Des tâches d’expropriation de la bourgeoisie mises en place dans différents pays, le mandelisme a fini par déduire le caractère révolutionnaire de leurs dirigeants (Tito, Castro et Mao). De la base sociale des États ouvriers (propriété étatique des moyens de production), Mandel a révisé toutes les positions de Trotsky à cet égard pour nier le caractère restaurationniste de la bureaucratie soviétique[12] (ce que Castillo n’a pas non plus souligné). Des frictions entre l’impérialisme yankee et l’URSS, il a déduit un état de guerre imminent qui justifiait le long « entrisme sui generis » dans les PC et les PS, avec l’attente de leur transformation en directions révolutionnaires. Comme nous l’avons souligné, il a déduit de la croissance économique et de certains développements technologiques la reprise de la croissance des forces productives sous le capitalisme impérialiste. Du caractère majoritaire et historiquement progressif de la classe ouvrière et du « vrai » programme révolutionnaire, il déduisait que le suffrage universel serait un outil privilégié de « l’État post-révolutionnaire », élevant au passage au rang d’impératif catégorico-moral la défense des libertés bourgeoises, indépendamment des conditions concrètes et réelles de la lutte des classes et de leurs institutions dans chaque situation.
Or, le problème des amalgames et des falsifications du PTS, c’est que dans chacun de ces débats historiques, le morenisme avait une position – et une méthode – opposée. Nous allons souligner deux des amalgames que le PTS fait dans son article.

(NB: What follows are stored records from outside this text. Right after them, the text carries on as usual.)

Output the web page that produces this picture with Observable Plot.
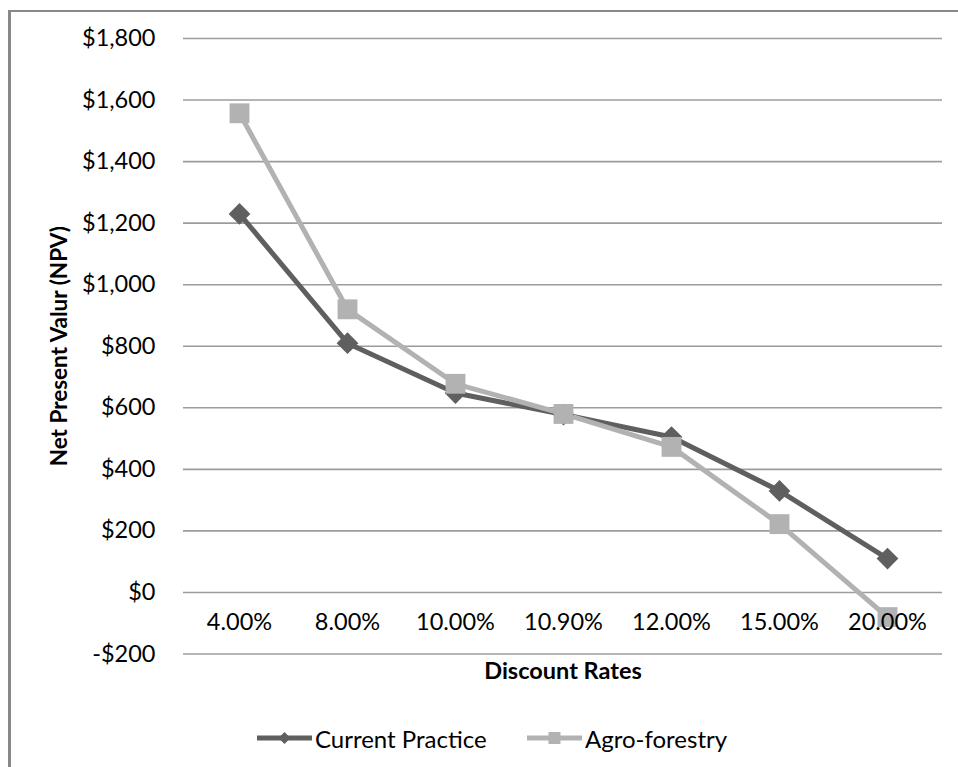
<!DOCTYPE html>
<html>
<head>
<meta charset="utf-8">
<script src="https://cdn.jsdelivr.net/npm/d3@7"></script>
<script src="https://cdn.jsdelivr.net/npm/@observablehq/plot@0.6"></script>
<style>
  html, body { margin: 0; padding: 0; background: #fff; }
  body { width: 958px; height: 767px; position: relative; overflow: hidden; font-family: Lato, "Open Sans", sans-serif; }
  #frame { position: absolute; left: 8px; top: 10px; width: 960px; height: 780px;
           border-left: 3px solid #888; border-top: 2.5px solid #888; box-sizing: border-box; }
  #chart { position: absolute; left: 0; top: 0; }
  #legend { position: absolute; top: 722px; left: 0; width: 958px; height: 32px; font-size: 24px; color: #000; }
  .item { position: absolute; top: 0; height: 32px; display: flex; align-items: center; }
  .item svg { margin-right: 3px; }
</style>
</head>
<body>
<div id="frame"></div>
<div id="chart"></div>
<div id="legend"></div>
<script>
const rates = ["4.00%", "8.00%", "10.00%", "10.90%", "12.00%", "15.00%", "20.00%"];
const currentPractice = [1230, 810, 648, 578, 505, 330, 110];
const agroForestry = [1557, 920, 678, 580, 473, 222, -80];
const yTicks = [-200, 0, 200, 400, 600, 800, 1000, 1200, 1400, 1600, 1800];
const seriesNames = ["Current Practice", "Agro-forestry"];
const seriesColors = ["#5f5f5f", "#b2b2b2"];

const rows = [];
rates.forEach((r, i) => {
  rows.push({rate: r, value: currentPractice[i], series: seriesNames[0]});
  rows.push({rate: r, value: agroForestry[i], series: seriesNames[1]});
});
const cur = rows.filter(d => d.series === seriesNames[0]);
const agro = rows.filter(d => d.series === seriesNames[1]);

const money = d => (d < 0 ? "-" : "") + "$" + d3.format(",")(Math.abs(d));

const chart = Plot.plot({
  width: 958,
  height: 700,
  marginLeft: 183,
  marginRight: 16,
  marginTop: 38,
  marginBottom: 46.5,
  style: {fontFamily: "Lato, 'Open Sans', sans-serif", fontSize: "23.5px", color: "#000", background: "transparent", overflow: "visible"},
  x: {type: "point", domain: rates, padding: 0.5, axis: null},
  y: {domain: [-200, 1800], axis: null},
  marks: [
    Plot.gridY(yTicks, {stroke: "#9c9c9c", strokeOpacity: 1, strokeWidth: 1.6}),
    Plot.axisY(yTicks, {tickSize: 0, tickPadding: 28, tickFormat: money, label: null, fontSize: 23.5}),
    Plot.line(cur, {x: "rate", y: "value", stroke: seriesColors[0], strokeWidth: 5}),
    Plot.line(agro, {x: "rate", y: "value", stroke: seriesColors[1], strokeWidth: 5}),
    Plot.dot(cur, {x: "rate", y: "value", symbol: "diamond2", r: 9.8, fill: seriesColors[0], stroke: "none"}),
    Plot.dot(agro, {x: "rate", y: "value", symbol: "square", r: 11.2, fill: seriesColors[1], stroke: "none"}),
    Plot.text(rates, {x: d => d, y: () => 0, dy: 30, text: d => d, fontSize: 23.5, fill: "#000"}),
    Plot.text(["Discount Rates"], {frameAnchor: "bottom", dy: 25, fontWeight: "bold", fontSize: 23.5, fill: "#000"}),
    Plot.text(["Net Present Valur (NPV)"], {frameAnchor: "left", textAnchor: "middle", rotate: -90, dx: -124, fontWeight: "bold", fontSize: 22.5, fill: "#000"})
  ]
});
document.getElementById("chart").appendChild(chart);

// legend
const legend = document.getElementById("legend");
const legendPos = [257, 527];
seriesNames.forEach((name, i) => {
  const item = document.createElement("div");
  item.className = "item";
  item.style.left = legendPos[i] + "px";
  const marker = i === 0
    ? `<polygon points="27.5,10 33.5,16 27.5,22 21.5,16" fill="${seriesColors[i]}"/>`
    : `<rect x="21.5" y="10" width="12" height="12" fill="${seriesColors[i]}"/>`;
  item.innerHTML = `<svg width="55" height="32"><line x1="0" x2="55" y1="16" y2="16" stroke="${seriesColors[i]}" stroke-width="5"/>${marker}</svg><span>${name}</span>`;
  legend.appendChild(item);
});
</script>
</body>
</html>
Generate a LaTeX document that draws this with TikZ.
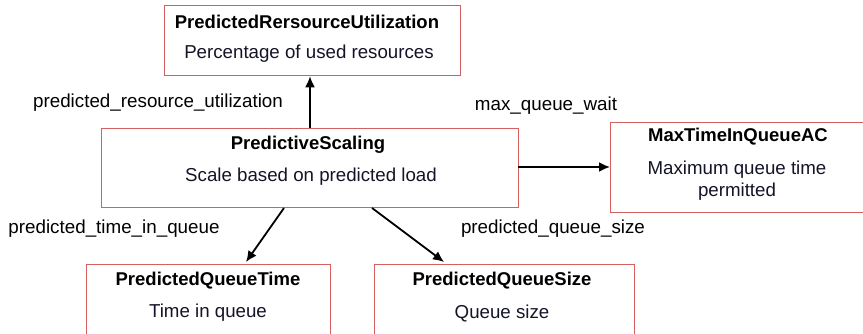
\documentclass[tikz,border=0pt]{standalone}
\usepackage{fontspec}
\setmainfont{Liberation Sans}
\usetikzlibrary{arrows.meta}
\definecolor{boxred}{RGB}{214,96,96}
\definecolor{subtxt}{RGB}{20,20,40}
\begin{document}
\begin{tikzpicture}[x=1pt,y=-1pt,
  box/.style={draw=boxred,line width=1.3pt,fill=white,inner sep=0pt,anchor=north west},
  ttl/.style={font=\fontsize{18.5}{21}\selectfont\bfseries,inner sep=0pt},
  sub/.style={font=\fontsize{18.7}{22}\selectfont,text=subtxt,inner sep=0pt,align=center},
  lbl/.style={font=\fontsize{18.8}{21}\selectfont,inner sep=0pt},
  arr/.style={line width=1.8pt,-{Latex[length=11pt,width=10pt]}}]
\useasboundingbox (0,0) rectangle (863,334);
\clip (0,0) rectangle (863,334);
% boxes
\node[box,minimum width=296pt,minimum height=70pt] (top) at (164,5) {};
\node[box,minimum width=417pt,minimum height=79pt] (mid) at (101,128) {};
\node[box,minimum width=260pt,minimum height=90pt] (right) at (610,122) {};
\node[box,minimum width=244pt,minimum height=80pt] (bl) at (86,264) {};
\node[box,minimum width=260pt,minimum height=80pt] (br) at (374,264) {};
% texts
\node[ttl] (topt) at (307,22) {PredictedRersourceUtilization};
\node[sub] (tops) at (309,54) {Percentage of used resources};
\node[ttl] (midt) at (308,145) {PredictiveScaling};
\node[sub] (mids) at (311,177) {Scale based on predicted load};
\node[ttl] (rightt) at (738,137) {MaxTimeInQueueAC};
\node[sub] (rights) at (737,181) {Maximum queue time\\permitted};
\node[ttl] (blt) at (208,281) {PredictedQueueTime};
\node[sub] (bls) at (208,313) {Time in queue};
\node[ttl] (brt) at (502,281) {PredictedQueueSize};
\node[sub] (brs) at (502,313) {Queue size};
% labels
\node[lbl] (l1) at (158,103) {predicted\_resource\_utilization};
\node[lbl] (l2) at (546,106) {max\_queue\_wait};
\node[lbl] (l3) at (114,229) {predicted\_time\_in\_queue};
\node[lbl] (l4) at (553,229) {predicted\_queue\_size};
% connectors
\coordinate (a1) at (310,128);
\coordinate (a2) at (518,167);
\coordinate (a3) at (284,208);
\coordinate (a4) at (372,208);
\draw[arr] (a1) -- (a1 |- top.south);
\draw[arr] (a2) -- (a2 -| right.west);
\draw[arr] (a3) -- (246,262);
\draw[arr] (a4) -- (444,262);
\end{tikzpicture}
\end{document}
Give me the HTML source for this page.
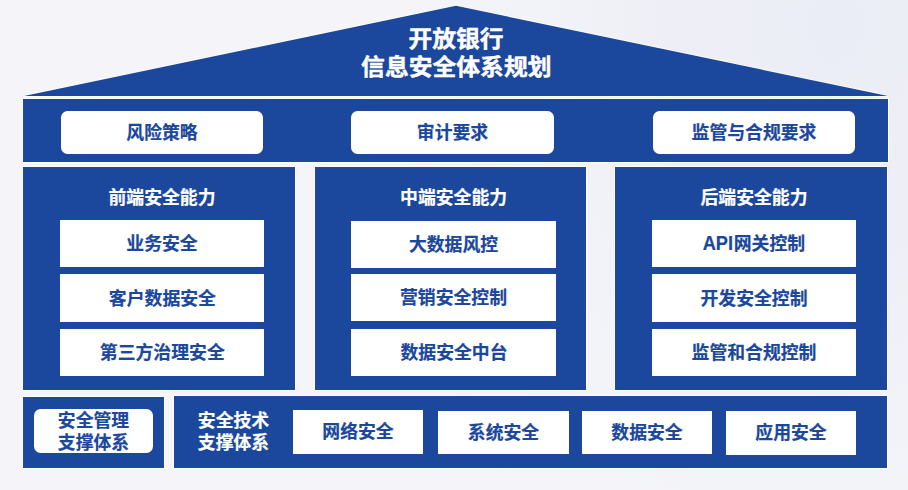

D’abord, la brève (de 2 à 3 ans) expérience moreniste d’entrée dans les organisations syndicales péronistes, dans le cadre d’un mouvement politique bourgeois interdit et sans centralisation politique, pour que la tactique de liaison avec la classe ouvrière péroniste, a été appliquée sans avoir à adopter une quelconque définition politique imposée par un quelconque hiérarque péroniste ou par Juan Domingo Perón lui-même, et sur la base de la poursuite de l’édition de ses propres publications et du soutien indépendant à la construction de son propre parti révolutionnaire. Toute autre chose a été la dissolution pendant dix-huit ans des militants trotskystes européens dans les partis du stalinisme et de la social-démocratie, parce qu’ils allaient devenir révolutionnaires. Bien sûr, l’égalisation que le PTS tente de mettre en place ne résiste pas au moindre débat.
Ainsi, l’amalgame entre la capitulation du mandelisme devant le démocratisme de l’eurocommunisme et le développement du post-marxisme (Laclau, Mouffe) et la caractérisation par Moreno du processus des dictatures latino-américaines ne résiste pas non plus à une analyse sérieuse. Même si le PTS a battu en brèche pendant 30 ans le « programme de révolution démocratique » comme prétendu étapisme et erreur de Moreno, il n’existe pas, et nous attendons toujours que vous nous présentiez un cas où notre courant a soutenu un gouvernement bourgeois comme étape nécessaire, ou « étape démocratique » de la révolution socialiste, ailleurs dans le monde[13]. Sans trop fouiller et bien qu’ils ne les mentionnent pas dans leur article, ils compteront plusieurs capitulations de ce genre à l’actif du mandelisme, comme nous l’avons déjà mentionné.
En conclusion et en résumé, il semblerait que le sectarisme, la virulence et la falsification systématique des positions de Nahuel Moreno effectués par le PTS, sont l’autre face de l’opportunisme avec lequel cette organisation a abordé l’héritage mandeliste.